Last, I would note that on July 18, The Federal Reserve Bank of New York released a statement acknowledging its efforts to use the supervisory process to effect reductions in intraday credit and implement other risk management reforms detailed in the Task Force's recommendations. A day earlier, the FSOC issued its annual report, which sounded similar themes. The report raised the intraday credit concern I have described and stated that reforms should proceed expeditiously. I can assure you that we are partnering with the Federal Reserve on these efforts and are committed to enhancing tri-party operations to reduce systemic risk. Specific to the pace of reforms, I would note that the measures we have already implemented are materially reducing intraday credit exposures.
Conclusion
BNY Mellon strongly believes that the tri-party repo market is a crucial component of the global financial system's infrastructure. We are committed to continuing to develop meaningful reforms that limit systemic risk and enable market participants to efficiently and effectively fund their operations.
Again, I thank you for the opportunity to testify before you today and look forward to any questions you may have. * * * *
n1 Tri-Party Repo Infrastructure Reform, The Federal Reserve Bank of New York, p. 5 (2010).

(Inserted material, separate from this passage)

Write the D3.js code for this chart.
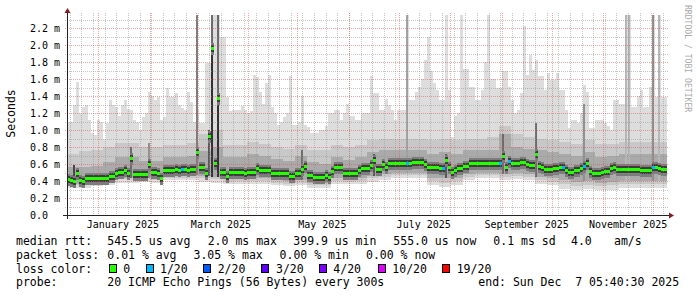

n2 The Task Force on Tri-Party Repo Infrastructure Reform was formed by the Payments Risk Committee, a private sector body sponsored by the FRBNY. The Task Force included representatives from a diverse group of market participants. Federal Reserve and SEC staff participated in meetings of the Task Force as observers and technical advisors. Task Force on Tri-Party Repo Infrastructure, Payments Risk Committee, p. 1 (2010).